* The request
Will you extract the entries word for word? Images should not appear in the copy.

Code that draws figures
^^^^^^^^^^^^^^^^
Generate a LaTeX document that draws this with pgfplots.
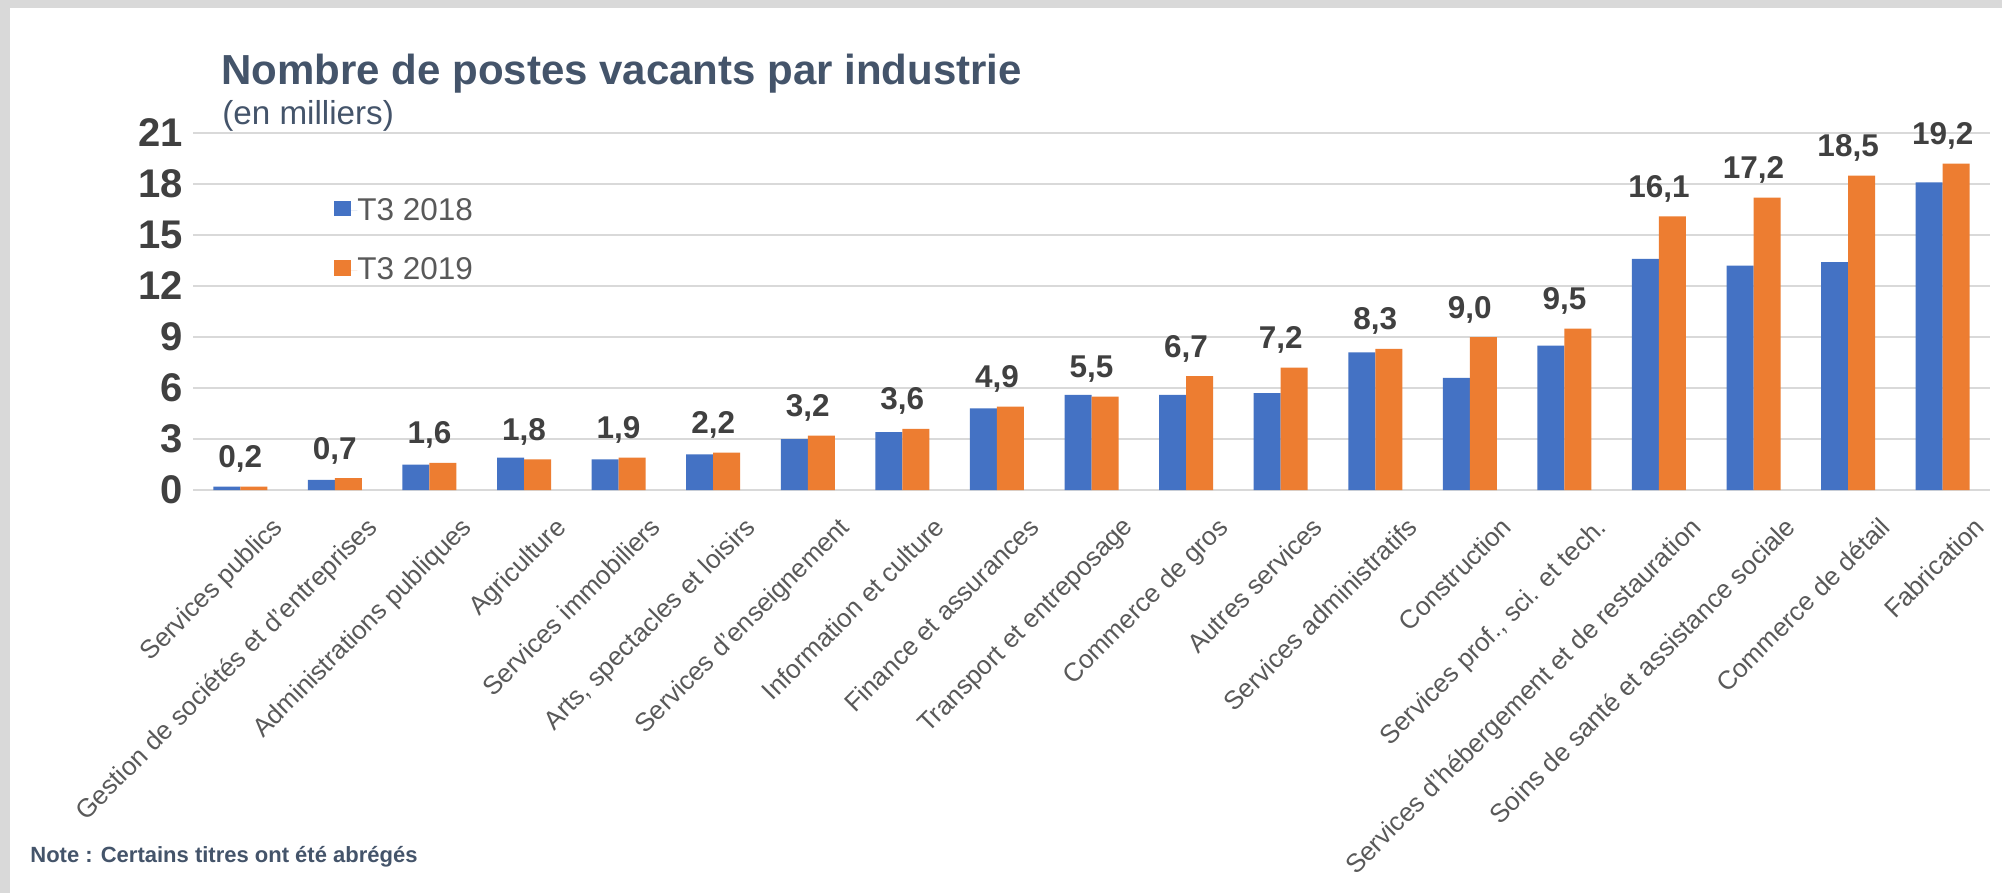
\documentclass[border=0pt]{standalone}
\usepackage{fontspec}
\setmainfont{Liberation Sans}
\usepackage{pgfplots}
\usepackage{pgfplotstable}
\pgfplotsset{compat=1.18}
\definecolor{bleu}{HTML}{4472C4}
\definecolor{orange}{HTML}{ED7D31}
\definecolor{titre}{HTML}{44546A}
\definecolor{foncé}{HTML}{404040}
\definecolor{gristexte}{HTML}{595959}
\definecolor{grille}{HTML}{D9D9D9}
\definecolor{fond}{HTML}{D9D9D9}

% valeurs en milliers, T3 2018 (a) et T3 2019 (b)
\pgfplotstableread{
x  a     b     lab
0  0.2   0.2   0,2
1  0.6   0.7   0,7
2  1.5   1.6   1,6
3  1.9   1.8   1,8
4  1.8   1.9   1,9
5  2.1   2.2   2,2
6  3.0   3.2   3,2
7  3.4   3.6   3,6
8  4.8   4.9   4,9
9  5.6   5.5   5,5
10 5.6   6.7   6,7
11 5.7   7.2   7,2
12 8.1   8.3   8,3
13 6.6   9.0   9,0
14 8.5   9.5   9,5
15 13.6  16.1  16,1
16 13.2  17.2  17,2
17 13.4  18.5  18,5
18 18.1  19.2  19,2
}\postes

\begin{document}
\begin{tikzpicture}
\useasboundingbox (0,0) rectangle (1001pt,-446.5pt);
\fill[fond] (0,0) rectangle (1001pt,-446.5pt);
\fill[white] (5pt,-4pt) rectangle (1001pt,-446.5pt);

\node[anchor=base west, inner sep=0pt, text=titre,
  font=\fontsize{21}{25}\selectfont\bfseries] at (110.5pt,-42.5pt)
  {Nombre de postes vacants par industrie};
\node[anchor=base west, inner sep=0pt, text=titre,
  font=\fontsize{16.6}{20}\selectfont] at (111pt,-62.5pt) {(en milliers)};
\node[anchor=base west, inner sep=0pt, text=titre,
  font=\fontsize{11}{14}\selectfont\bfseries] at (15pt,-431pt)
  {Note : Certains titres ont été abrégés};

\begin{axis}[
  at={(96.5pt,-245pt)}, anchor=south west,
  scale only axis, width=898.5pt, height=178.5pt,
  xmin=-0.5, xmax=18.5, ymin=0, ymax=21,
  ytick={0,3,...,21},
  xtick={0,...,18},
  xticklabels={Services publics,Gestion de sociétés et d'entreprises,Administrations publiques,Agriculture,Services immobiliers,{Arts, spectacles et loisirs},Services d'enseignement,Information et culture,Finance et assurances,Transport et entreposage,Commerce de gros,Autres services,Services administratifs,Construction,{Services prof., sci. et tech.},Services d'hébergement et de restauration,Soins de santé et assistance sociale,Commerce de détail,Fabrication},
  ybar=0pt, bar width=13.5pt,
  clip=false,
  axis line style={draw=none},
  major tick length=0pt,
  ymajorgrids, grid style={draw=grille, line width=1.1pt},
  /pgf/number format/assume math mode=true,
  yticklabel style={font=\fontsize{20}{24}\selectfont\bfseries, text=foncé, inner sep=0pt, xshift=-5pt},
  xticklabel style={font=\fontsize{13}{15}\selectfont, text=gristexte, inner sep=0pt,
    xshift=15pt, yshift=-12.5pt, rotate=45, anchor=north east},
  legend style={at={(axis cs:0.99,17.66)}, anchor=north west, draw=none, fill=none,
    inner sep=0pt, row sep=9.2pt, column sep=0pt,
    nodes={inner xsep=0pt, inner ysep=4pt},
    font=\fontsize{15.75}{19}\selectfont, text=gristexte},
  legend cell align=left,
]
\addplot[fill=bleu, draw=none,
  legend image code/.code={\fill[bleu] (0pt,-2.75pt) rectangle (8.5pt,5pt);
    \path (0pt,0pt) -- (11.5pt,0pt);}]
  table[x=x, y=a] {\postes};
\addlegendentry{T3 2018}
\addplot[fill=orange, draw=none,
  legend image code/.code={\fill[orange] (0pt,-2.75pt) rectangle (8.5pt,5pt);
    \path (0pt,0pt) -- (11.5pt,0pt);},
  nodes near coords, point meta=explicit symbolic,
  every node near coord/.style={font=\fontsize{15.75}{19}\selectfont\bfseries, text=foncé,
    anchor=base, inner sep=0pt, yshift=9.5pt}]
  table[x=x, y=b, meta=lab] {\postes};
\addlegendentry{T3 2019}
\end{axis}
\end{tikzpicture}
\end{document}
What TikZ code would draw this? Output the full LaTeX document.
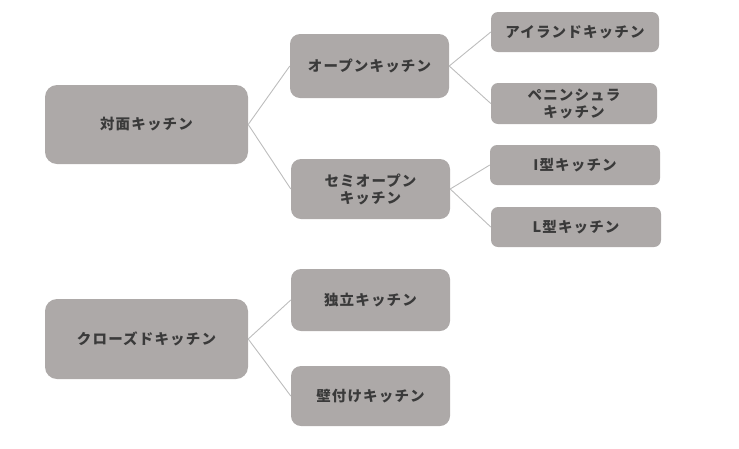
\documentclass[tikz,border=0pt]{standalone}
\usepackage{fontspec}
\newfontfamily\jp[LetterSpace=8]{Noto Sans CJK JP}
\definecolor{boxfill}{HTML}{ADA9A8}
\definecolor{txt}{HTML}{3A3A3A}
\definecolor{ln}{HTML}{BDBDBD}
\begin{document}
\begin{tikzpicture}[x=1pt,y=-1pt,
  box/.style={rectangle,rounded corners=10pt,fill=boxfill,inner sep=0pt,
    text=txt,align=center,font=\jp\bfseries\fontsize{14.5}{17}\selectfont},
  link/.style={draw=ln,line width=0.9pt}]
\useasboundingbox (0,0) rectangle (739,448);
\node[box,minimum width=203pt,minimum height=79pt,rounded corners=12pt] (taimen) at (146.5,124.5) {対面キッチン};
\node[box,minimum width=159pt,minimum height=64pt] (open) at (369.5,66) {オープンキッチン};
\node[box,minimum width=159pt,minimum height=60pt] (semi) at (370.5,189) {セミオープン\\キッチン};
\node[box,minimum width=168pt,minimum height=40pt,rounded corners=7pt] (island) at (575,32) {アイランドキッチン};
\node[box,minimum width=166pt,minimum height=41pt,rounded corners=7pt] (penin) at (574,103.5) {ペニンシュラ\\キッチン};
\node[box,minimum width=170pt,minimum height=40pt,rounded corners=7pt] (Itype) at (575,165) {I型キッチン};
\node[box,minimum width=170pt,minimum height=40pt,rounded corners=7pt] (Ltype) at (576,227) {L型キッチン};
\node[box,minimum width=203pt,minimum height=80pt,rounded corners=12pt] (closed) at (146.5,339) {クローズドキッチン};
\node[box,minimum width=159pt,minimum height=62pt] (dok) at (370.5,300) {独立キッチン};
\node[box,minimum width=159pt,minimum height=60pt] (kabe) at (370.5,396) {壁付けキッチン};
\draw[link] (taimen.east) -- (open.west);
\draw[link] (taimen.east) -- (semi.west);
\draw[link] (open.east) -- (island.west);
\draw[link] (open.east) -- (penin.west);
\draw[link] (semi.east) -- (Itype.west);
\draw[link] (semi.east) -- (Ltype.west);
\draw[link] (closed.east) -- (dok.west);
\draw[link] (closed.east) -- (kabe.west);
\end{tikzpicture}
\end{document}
^^^^^^^^^^^^^^^^
* Solution to the exercise
Generate a LaTeX document that draws this with pgfplots.
\documentclass[border=0pt]{standalone}
\usepackage{fontspec}
\setmainfont{Liberation Sans}
\usepackage{pgfplots}
\usepackage{pgfplotstable}
\pgfplotsset{compat=1.18}
\definecolor{bleu}{HTML}{4472C4}
\definecolor{orange}{HTML}{ED7D31}
\definecolor{titre}{HTML}{44546A}
\definecolor{foncé}{HTML}{404040}
\definecolor{gristexte}{HTML}{595959}
\definecolor{grille}{HTML}{D9D9D9}
\definecolor{fond}{HTML}{D9D9D9}

% valeurs en milliers, T3 2018 (a) et T3 2019 (b)
\pgfplotstableread{
x  a     b     lab
0  0.2   0.2   0,2
1  0.6   0.7   0,7
2  1.5   1.6   1,6
3  1.9   1.8   1,8
4  1.8   1.9   1,9
5  2.1   2.2   2,2
6  3.0   3.2   3,2
7  3.4   3.6   3,6
8  4.8   4.9   4,9
9  5.6   5.5   5,5
10 5.6   6.7   6,7
11 5.7   7.2   7,2
12 8.1   8.3   8,3
13 6.6   9.0   9,0
14 8.5   9.5   9,5
15 13.6  16.1  16,1
16 13.2  17.2  17,2
17 13.4  18.5  18,5
18 18.1  19.2  19,2
}\postes

\begin{document}
\begin{tikzpicture}
\useasboundingbox (0,0) rectangle (1001pt,-446.5pt);
\fill[fond] (0,0) rectangle (1001pt,-446.5pt);
\fill[white] (5pt,-4pt) rectangle (1001pt,-446.5pt);

\node[anchor=base west, inner sep=0pt, text=titre,
  font=\fontsize{21}{25}\selectfont\bfseries] at (110.5pt,-42.5pt)
  {Nombre de postes vacants par industrie};
\node[anchor=base west, inner sep=0pt, text=titre,
  font=\fontsize{16.6}{20}\selectfont] at (111pt,-62.5pt) {(en milliers)};
\node[anchor=base west, inner sep=0pt, text=titre,
  font=\fontsize{11}{14}\selectfont\bfseries] at (15pt,-431pt)
  {Note : Certains titres ont été abrégés};

\begin{axis}[
  at={(96.5pt,-245pt)}, anchor=south west,
  scale only axis, width=898.5pt, height=178.5pt,
  xmin=-0.5, xmax=18.5, ymin=0, ymax=21,
  ytick={0,3,...,21},
  xtick={0,...,18},
  xticklabels={Services publics,Gestion de sociétés et d'entreprises,Administrations publiques,Agriculture,Services immobiliers,{Arts, spectacles et loisirs},Services d'enseignement,Information et culture,Finance et assurances,Transport et entreposage,Commerce de gros,Autres services,Services administratifs,Construction,{Services prof., sci. et tech.},Services d'hébergement et de restauration,Soins de santé et assistance sociale,Commerce de détail,Fabrication},
  ybar=0pt, bar width=13.5pt,
  clip=false,
  axis line style={draw=none},
  major tick length=0pt,
  ymajorgrids, grid style={draw=grille, line width=1.1pt},
  /pgf/number format/assume math mode=true,
  yticklabel style={font=\fontsize{20}{24}\selectfont\bfseries, text=foncé, inner sep=0pt, xshift=-5pt},
  xticklabel style={font=\fontsize{13}{15}\selectfont, text=gristexte, inner sep=0pt,
    xshift=15pt, yshift=-12.5pt, rotate=45, anchor=north east},
  legend style={at={(axis cs:0.99,17.66)}, anchor=north west, draw=none, fill=none,
    inner sep=0pt, row sep=9.2pt, column sep=0pt,
    nodes={inner xsep=0pt, inner ysep=4pt},
    font=\fontsize{15.75}{19}\selectfont, text=gristexte},
  legend cell align=left,
]
\addplot[fill=bleu, draw=none,
  legend image code/.code={\fill[bleu] (0pt,-2.75pt) rectangle (8.5pt,5pt);
    \path (0pt,0pt) -- (11.5pt,0pt);}]
  table[x=x, y=a] {\postes};
\addlegendentry{T3 2018}
\addplot[fill=orange, draw=none,
  legend image code/.code={\fill[orange] (0pt,-2.75pt) rectangle (8.5pt,5pt);
    \path (0pt,0pt) -- (11.5pt,0pt);},
  nodes near coords, point meta=explicit symbolic,
  every node near coord/.style={font=\fontsize{15.75}{19}\selectfont\bfseries, text=foncé,
    anchor=base, inner sep=0pt, yshift=9.5pt}]
  table[x=x, y=b, meta=lab] {\postes};
\addlegendentry{T3 2019}
\end{axis}
\end{tikzpicture}
\end{document}
What TikZ code would draw this? Output the full LaTeX document.
\documentclass[tikz,border=0pt]{standalone}
\usepackage{fontspec}
\newfontfamily\jp[LetterSpace=8]{Noto Sans CJK JP}
\definecolor{boxfill}{HTML}{ADA9A8}
\definecolor{txt}{HTML}{3A3A3A}
\definecolor{ln}{HTML}{BDBDBD}
\begin{document}
\begin{tikzpicture}[x=1pt,y=-1pt,
  box/.style={rectangle,rounded corners=10pt,fill=boxfill,inner sep=0pt,
    text=txt,align=center,font=\jp\bfseries\fontsize{14.5}{17}\selectfont},
  link/.style={draw=ln,line width=0.9pt}]
\useasboundingbox (0,0) rectangle (739,448);
\node[box,minimum width=203pt,minimum height=79pt,rounded corners=12pt] (taimen) at (146.5,124.5) {対面キッチン};
\node[box,minimum width=159pt,minimum height=64pt] (open) at (369.5,66) {オープンキッチン};
\node[box,minimum width=159pt,minimum height=60pt] (semi) at (370.5,189) {セミオープン\\キッチン};
\node[box,minimum width=168pt,minimum height=40pt,rounded corners=7pt] (island) at (575,32) {アイランドキッチン};
\node[box,minimum width=166pt,minimum height=41pt,rounded corners=7pt] (penin) at (574,103.5) {ペニンシュラ\\キッチン};
\node[box,minimum width=170pt,minimum height=40pt,rounded corners=7pt] (Itype) at (575,165) {I型キッチン};
\node[box,minimum width=170pt,minimum height=40pt,rounded corners=7pt] (Ltype) at (576,227) {L型キッチン};
\node[box,minimum width=203pt,minimum height=80pt,rounded corners=12pt] (closed) at (146.5,339) {クローズドキッチン};
\node[box,minimum width=159pt,minimum height=62pt] (dok) at (370.5,300) {独立キッチン};
\node[box,minimum width=159pt,minimum height=60pt] (kabe) at (370.5,396) {壁付けキッチン};
\draw[link] (taimen.east) -- (open.west);
\draw[link] (taimen.east) -- (semi.west);
\draw[link] (open.east) -- (island.west);
\draw[link] (open.east) -- (penin.west);
\draw[link] (semi.east) -- (Itype.west);
\draw[link] (semi.east) -- (Ltype.west);
\draw[link] (closed.east) -- (dok.west);
\draw[link] (closed.east) -- (kabe.west);
\end{tikzpicture}
\end{document}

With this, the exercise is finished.